If the partition is mounted (shown with a lock icon), right-click it and choose Unmount. If all actions are greyed out, the drive is still mounted. Unmounting it first will make them available again.

Right-click each existing partition and choose Delete until all space shows as unallocated.
Right-click the unallocated space and choose New. Give it a label, leave the filesystem as-is, and make sure Permissions is set to Everyone. Only change the filesystem if you need NTFS for dual boot.
btrfs (Default) - btrfs is already selected by default. Leave it as-is for the best experience on BlossomOS.
NTFS (Dual Boot)
Not suitable for most cases NTFS does not support Linux executable permissions. Native Linux apps and games will refuse to launch from it, and some Wine/Proton games may also fail. Only use this if you specifically need the drive accessible on Windows too.
Set filesystem to NTFS.

Click Apply in the toolbar and confirm. KDE Partition Manager will format the drive.
Set Up Auto-Mount
Do not skip this step Without auto-mount, the drive will not be available after a reboot and apps will not find it. Each drive needs its own unique mount point.
Right-click your newly created partition and choose Manage Mount Points….
Click Add and set a mount point, for example
/mnt/data. If you have multiple drives, each one needs a different path, for example/mnt/dataand/mnt/games.Make sure No automatic mount is unchecked so the drive mounts on every boot.

Click OK and confirm.
Troubleshooting
Drive is not accessible
If you set Permissions to Everyone in the partition creation step, you can skip this. If the drive is not accessible by your user, open Dolphin and navigate to your mount point:
Right-click the folder and choose Open as Administrator.

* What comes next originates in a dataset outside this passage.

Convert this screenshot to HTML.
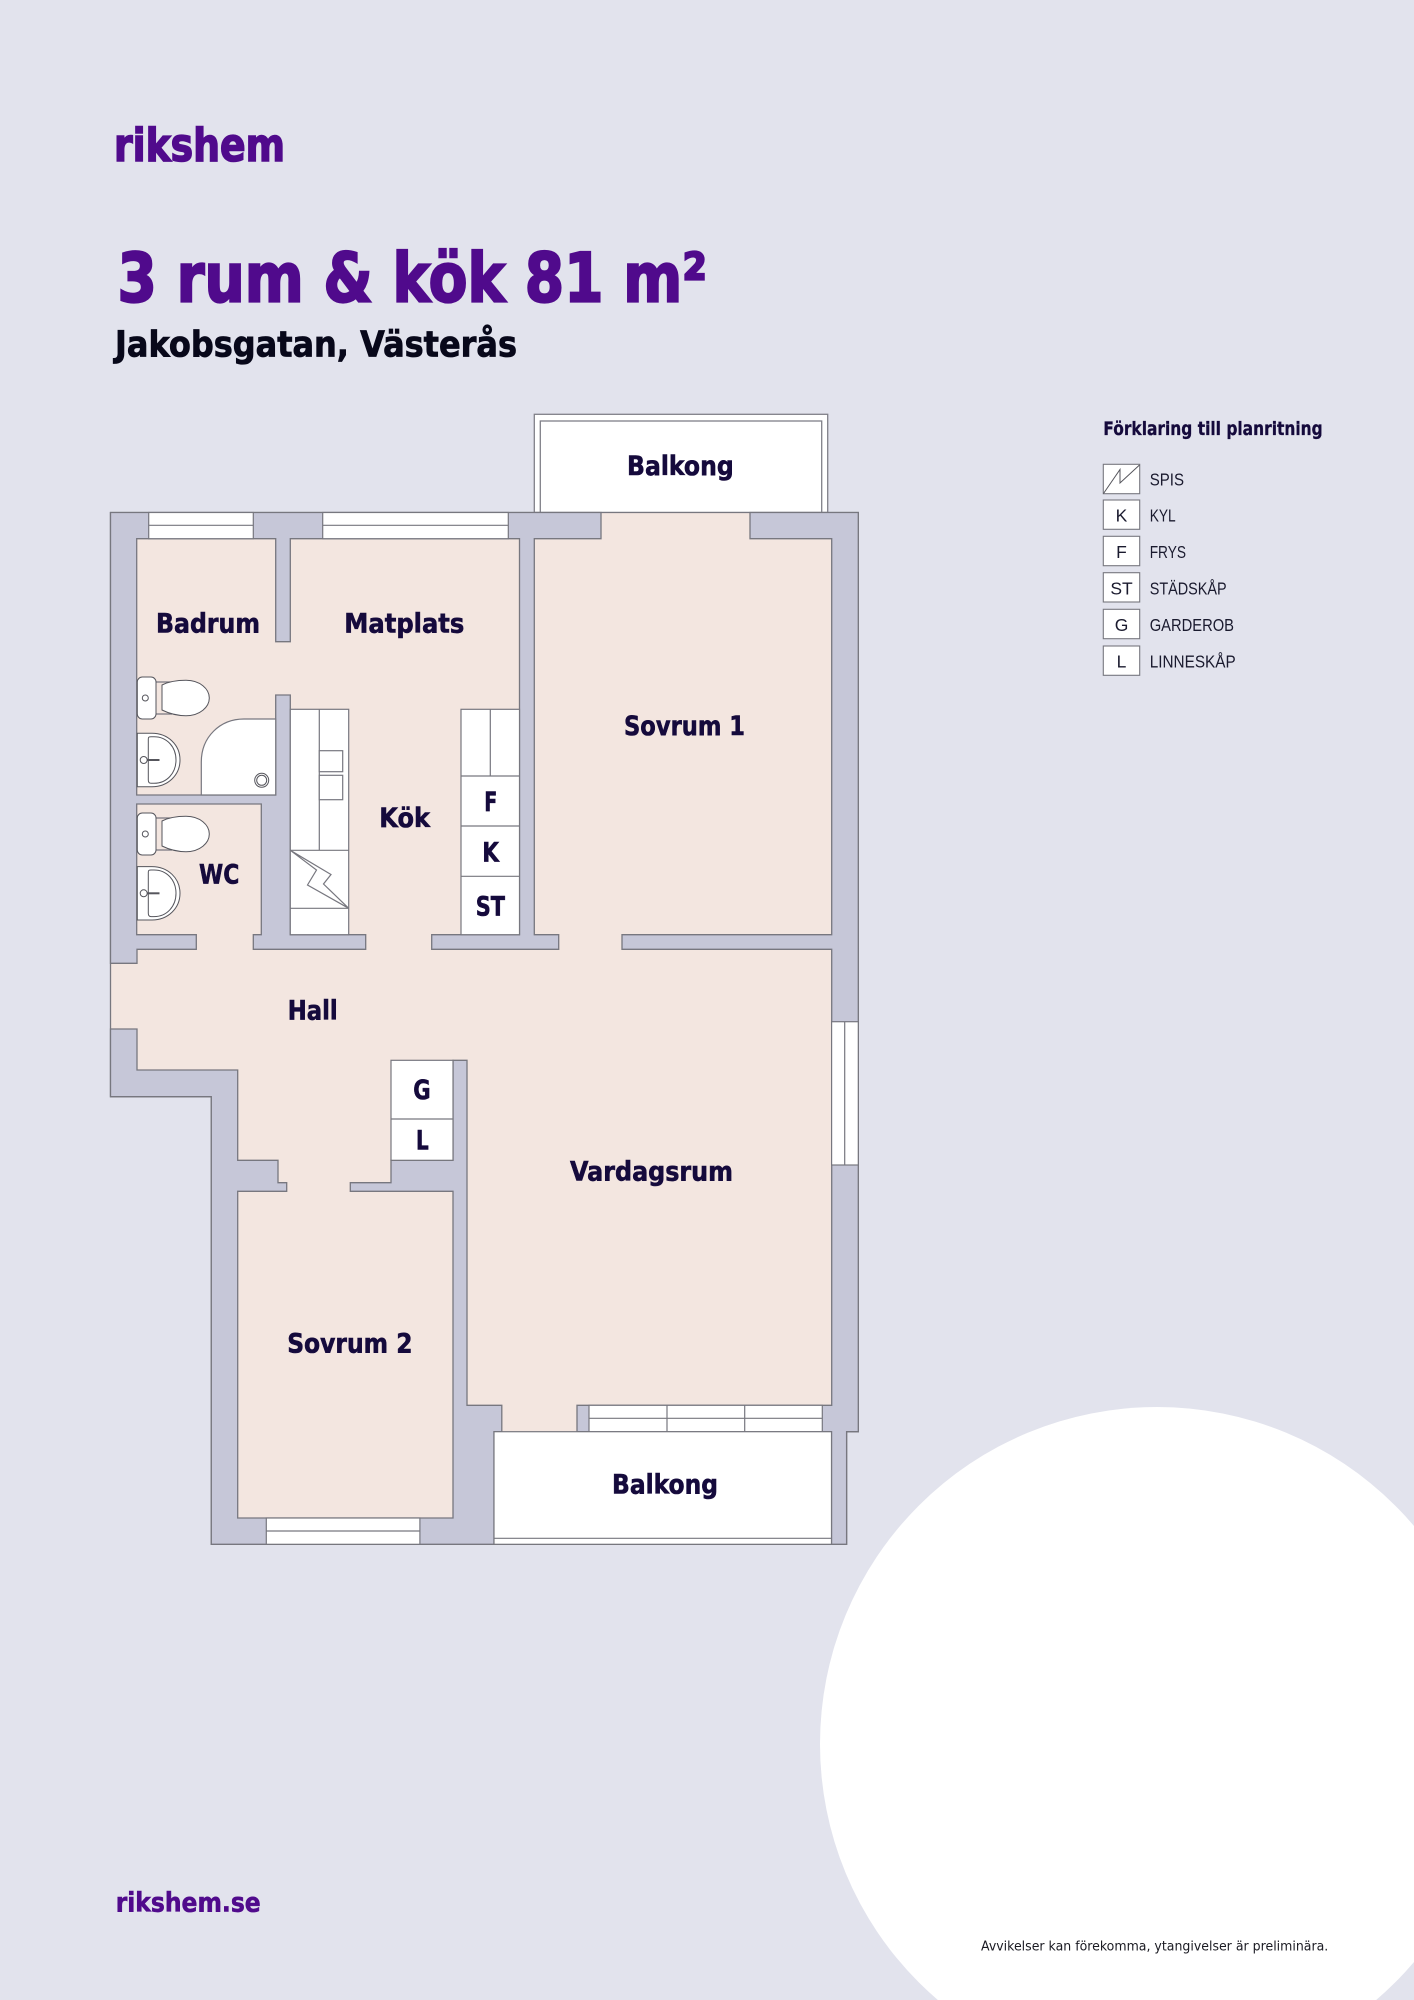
<!DOCTYPE html>
<html><head><meta charset="utf-8"><title>Planritning</title>
<style>html,body{margin:0;padding:0;background:#e2e3ed}svg{display:block}
text{font-family:"DejaVu Sans","Liberation Sans",sans-serif}
.r{font-weight:700;font-size:27px;fill:#150a3c;stroke:#150a3c;stroke-width:.6}
.l{font-family:"Liberation Sans",sans-serif;font-size:17.5px;fill:#1a1a2e}
.b{fill:#fff;stroke:#808088;stroke-width:1.3}
.w{fill:#c6c7d8;stroke:#77777f;stroke-width:1.3;stroke-linejoin:miter}
.f{fill:#fff;stroke:#77777f;stroke-width:1.2}
.n{fill:none;stroke:#77777f;stroke-width:1.2}
.t{fill:#fff;stroke:#55555c;stroke-width:1}
</style></head><body>
<svg width="1414" height="2000" viewBox="0 0 1414 2000" xmlns="http://www.w3.org/2000/svg">
<rect width="1414" height="2000" fill="#e2e3ed"/>
<circle cx="1157" cy="1744" r="337" fill="#fff"/>

<text x="114" y="161" textLength="171" lengthAdjust="spacingAndGlyphs" font-size="45" font-weight="700" fill="#500a8c" stroke="#500a8c" stroke-width="1.6">rikshem</text>
<text x="117.5" y="301.5" textLength="589.5" lengthAdjust="spacingAndGlyphs" font-size="67.5" font-weight="700" fill="#500a8c" stroke="#500a8c" stroke-width="2.2">3 rum &amp; kök 81 m²</text>
<text x="115" y="356.3" textLength="402" lengthAdjust="spacingAndGlyphs" font-size="36" font-weight="700" fill="#08081a" stroke="#08081a" stroke-width=".8">Jakobsgatan, Västerås</text>

<!-- top balcony -->
<rect x="534.3" y="414.3" width="293.4" height="98.2" class="b"/>
<rect x="540.3" y="421" width="281.4" height="91.5" class="b"/>

<!-- building base -->
<polygon fill="#f3e6e0" stroke="#77777f" stroke-width="1.3" points="110.5,512.5 858.3,512.5 858.3,1431.7 846.6,1431.7 846.6,1544.3 211.3,1544.3 211.3,1096.7 110.5,1096.7"/>

<!-- walls -->
<polygon class="w" points="110.5,512.5 601,512.5 601,538.7 534.3,538.7 534.3,934.7 558.7,934.7 558.7,949.3 431.7,949.3 431.7,934.7 519.5,934.7 519.5,538.7 290.3,538.7 290.3,641.7 275.7,641.7 275.7,538.7 136.7,538.7 136.7,795 275.7,795 275.7,695 290.3,695 290.3,934.7 365.7,934.7 365.7,949.3 253.3,949.3 253.3,934.7 261.3,934.7 261.3,804 136.7,804 136.7,934.7 196.3,934.7 196.3,949.3 137,949.3 137,963.3 110.5,963.3"/>
<polygon class="w" points="750,512.5 858.3,512.5 858.3,1431.7 846.6,1431.7 846.6,1544.3 831.5,1544.3 831.5,1431.7 577,1431.7 577,1405.3 831.7,1405.3 831.7,949.3 622,949.3 622,934.7 831.7,934.7 831.7,538.7 750,538.7"/>
<polygon class="w" points="110.5,1029 137,1029 137,1070 237.7,1070 237.7,1160.3 278,1160.3 278,1182.7 286.7,1182.7 286.7,1191.3 237.7,1191.3 237.7,1518 453,1518 453,1191.3 350.3,1191.3 350.3,1182.7 391,1182.7 391,1160.3 453,1160.3 453,1060.3 467,1060.3 467,1405.3 501.8,1405.3 501.8,1431.7 494,1431.7 494,1544.3 211.3,1544.3 211.3,1096.7 110.5,1096.7"/>

<!-- windows -->
<rect x="148.7" y="512.5" width="104.6" height="26.2" class="f"/><path d="M148.7 525.3H253.3" class="n"/>
<rect x="322.7" y="512.5" width="185.6" height="26.2" class="f"/><path d="M322.7 525.3H508.3" class="n"/>
<rect x="266.3" y="1518" width="153.6" height="26.3" class="f"/><path d="M266.3 1531H419.9" class="n"/>
<rect x="589" y="1405.3" width="233.3" height="26.4" class="f"/><path d="M589 1418.3H822.3M667 1405.3V1431.7M744.7 1405.3V1431.7" class="n"/>
<rect x="831.6" y="1021.7" width="26.7" height="143.3" class="f"/><path d="M844.7 1021.7V1165" class="n"/>

<!-- bottom balcony -->
<rect x="494" y="1431.7" width="337.5" height="112.6" class="f"/><path d="M494 1538.3H831.5" class="n"/>

<!-- kitchen -->
<rect x="290.3" y="709.3" width="58.4" height="225.4" class="f"/>
<path d="M319.3 709.3V850.3M290.3 850.3H348.7M290.3 908.3H348.7" class="n"/>
<rect x="319.3" y="750.7" width="23.4" height="21" class="f"/><rect x="319.3" y="775.3" width="23.4" height="24.4" class="f"/>
<path d="M290.3 850.3L331 874.5L323.5 884L348.7 908.3L307.5 885L316.5 870Z" class="n"/>
<rect x="461" y="709.3" width="58.5" height="225.4" class="f"/>
<path d="M490.3 709.3V776M461 776H519.5M461 826H519.5M461 876.3H519.5" class="n"/>
<!-- closet -->
<rect x="391" y="1060.3" width="62" height="100" class="f"/><path d="M391 1119H453" class="n"/>

<!-- shower -->
<path d="M201.3 795V762C201.3 737 220 719 244 719H275.7V795Z" class="f"/>
<circle cx="261.7" cy="780.3" r="7" class="t"/><circle cx="261.7" cy="780.3" r="5" class="t"/>

<!-- toilets -->
<g>
<path d="M156 682H172M156 714H172" class="n"/>
<rect x="137.3" y="677" width="18.7" height="42" rx="5" class="t"/>
<circle cx="145.3" cy="698" r="3" class="t"/>
<path d="M162 685C168 682 176 680.3 186 680.3C200 680.3 209.3 689 209.3 698C209.3 707 200 715.7 186 715.7C176 715.7 168 713 162 710Z" class="t"/>
</g>
<g>
<path d="M156 818H172M156 850H172" class="n"/>
<rect x="137.3" y="813" width="18.7" height="42" rx="5" class="t"/>
<circle cx="145.3" cy="834" r="3" class="t"/>
<path d="M162 821C168 818 176 816.3 186 816.3C200 816.3 209.3 825 209.3 834C209.3 843 200 851.7 186 851.7C176 851.7 168 849 162 846Z" class="t"/>
</g>
<!-- sinks -->
<path d="M137.3 733.3H152C168 733.3 180 745 180 760C180 775 168 786.7 152 786.7H137.3Z" class="t"/>
<path d="M148.3 739C148.3 737 149 736.7 151 736.7H154C167 736.7 176 747 176 760C176 773 167 783.3 154 783.3H151C149 783.3 148.3 782 148.3 780Z" class="t"/>
<path d="M147 760H159.5" stroke="#55555c" stroke-width="2"/><circle cx="143.7" cy="760" r="3.5" class="t"/>
<path d="M137.3 866.6H152C168 866.6 180 878.3 180 893.3C180 908.3 168 920 152 920H137.3Z" class="t"/>
<path d="M148.3 872.3C148.3 870.3 149 870 151 870H154C167 870 176 880.3 176 893.3C176 906.3 167 916.6 154 916.6H151C149 916.6 148.3 915.3 148.3 913.3Z" class="t"/>
<path d="M147 893.3H159.5" stroke="#55555c" stroke-width="2"/><circle cx="143.7" cy="893.3" r="3.5" class="t"/>

<!-- room labels -->
<text class="r" x="627" y="475" textLength="106.7" lengthAdjust="spacingAndGlyphs">Balkong</text>
<text class="r" x="156" y="632.3" textLength="104" lengthAdjust="spacingAndGlyphs">Badrum</text>
<text class="r" x="344.3" y="632.3" textLength="120" lengthAdjust="spacingAndGlyphs">Matplats</text>
<text class="r" x="624" y="735" textLength="121" lengthAdjust="spacingAndGlyphs">Sovrum 1</text>
<text class="r" x="379.3" y="827" textLength="50.7" lengthAdjust="spacingAndGlyphs">Kök</text>
<text class="r" x="199" y="883.3" textLength="40.3" lengthAdjust="spacingAndGlyphs">WC</text>
<text class="r" x="484.3" y="811" textLength="13" lengthAdjust="spacingAndGlyphs">F</text>
<text class="r" x="482.3" y="861.7" textLength="16.7" lengthAdjust="spacingAndGlyphs">K</text>
<text class="r" x="475.7" y="915.7" textLength="29.3" lengthAdjust="spacingAndGlyphs">ST</text>
<text class="r" x="287.7" y="1019.3" textLength="50" lengthAdjust="spacingAndGlyphs">Hall</text>
<text class="r" x="413.3" y="1099" textLength="17.4" lengthAdjust="spacingAndGlyphs">G</text>
<text class="r" x="416" y="1149.3" textLength="12.7" lengthAdjust="spacingAndGlyphs">L</text>
<text class="r" x="570" y="1180.6" textLength="163" lengthAdjust="spacingAndGlyphs">Vardagsrum</text>
<text class="r" x="287.2" y="1352.7" textLength="125.3" lengthAdjust="spacingAndGlyphs">Sovrum 2</text>
<text class="r" x="612" y="1493.3" textLength="106" lengthAdjust="spacingAndGlyphs">Balkong</text>

<!-- legend -->
<text x="1103.3" y="435" textLength="219.4" lengthAdjust="spacingAndGlyphs" font-size="18.3" font-weight="700" fill="#150a3c" stroke="#150a3c" stroke-width=".3">Förklaring till planritning</text>
<g fill="#fff" stroke="#77777f" stroke-width="1.1">
<rect x="1103.3" y="464.3" width="36.4" height="29.4"/>
<rect x="1103.3" y="500" width="36.4" height="29.3"/>
<rect x="1103.3" y="536.3" width="36.4" height="29.4"/>
<rect x="1103.3" y="572.7" width="36.4" height="29.3"/>
<rect x="1103.3" y="609.3" width="36.4" height="29.4"/>
<rect x="1103.3" y="646" width="36.4" height="29.3"/>
</g>
<path d="M1103.5 493.5L1120 469.5V483L1139.5 465" fill="none" stroke="#55555c" stroke-width="1"/>
<text class="l" text-anchor="middle" x="1121.5" y="521.7">K</text>
<text class="l" text-anchor="middle" x="1121.5" y="558">F</text>
<text class="l" text-anchor="middle" x="1121.5" y="594.7">ST</text>
<text class="l" text-anchor="middle" x="1121.5" y="631">G</text>
<text class="l" text-anchor="middle" x="1121.5" y="667.7">L</text>
<text class="l" x="1149.7" y="485.3" textLength="34.3" lengthAdjust="spacingAndGlyphs">SPIS</text>
<text class="l" x="1149.7" y="521.7" textLength="26" lengthAdjust="spacingAndGlyphs">KYL</text>
<text class="l" x="1149.7" y="558" textLength="36.3" lengthAdjust="spacingAndGlyphs">FRYS</text>
<text class="l" x="1149.7" y="594.7" textLength="77" lengthAdjust="spacingAndGlyphs">STÄDSKÅP</text>
<text class="l" x="1149.7" y="631" textLength="84.3" lengthAdjust="spacingAndGlyphs">GARDEROB</text>
<text class="l" x="1149.7" y="667.7" textLength="86" lengthAdjust="spacingAndGlyphs">LINNESKÅP</text>

<!-- footer -->
<text x="115.7" y="1911.7" textLength="145" lengthAdjust="spacingAndGlyphs" font-size="27" font-weight="700" fill="#500a8c" stroke="#500a8c" stroke-width=".6">rikshem.se</text>
<text x="981" y="1950.7" textLength="347.3" lengthAdjust="spacingAndGlyphs" font-size="13" fill="#1a1a22">Avvikelser kan förekomma, ytangivelser är preliminära.</text>
</svg>
</body></html>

In the administrator Dolphin window, right-click the folder again and go to Properties then Permissions.
Set Others to Can Read & Write.
Drive is not showing up after reboot
Open Dolphin and navigate to your mount point. Right-click the folder and open Properties. The General tab should show the filesystem type and the total size of your drive. If the folder appears empty or shows 0 bytes, the drive is not mounted.
To fix this without rebooting, open KDE Partition Manager, right-click the partition and choose Mount. If that does not help, a reboot will apply the auto-mount settings.
Apps cannot write to the drive
The drive may show root as the owner in Dolphin’s Permissions tab. Even with Everyone set to Can View & Modify Content, some apps will still fail to write to the drive if root is the owner. There is no GUI way to change ownership. Open a terminal and run this once:
sudo chown $USER:$USER /mnt/data Replace /mnt/data with your actual mount point. After this, the drive is fully owned by your user account.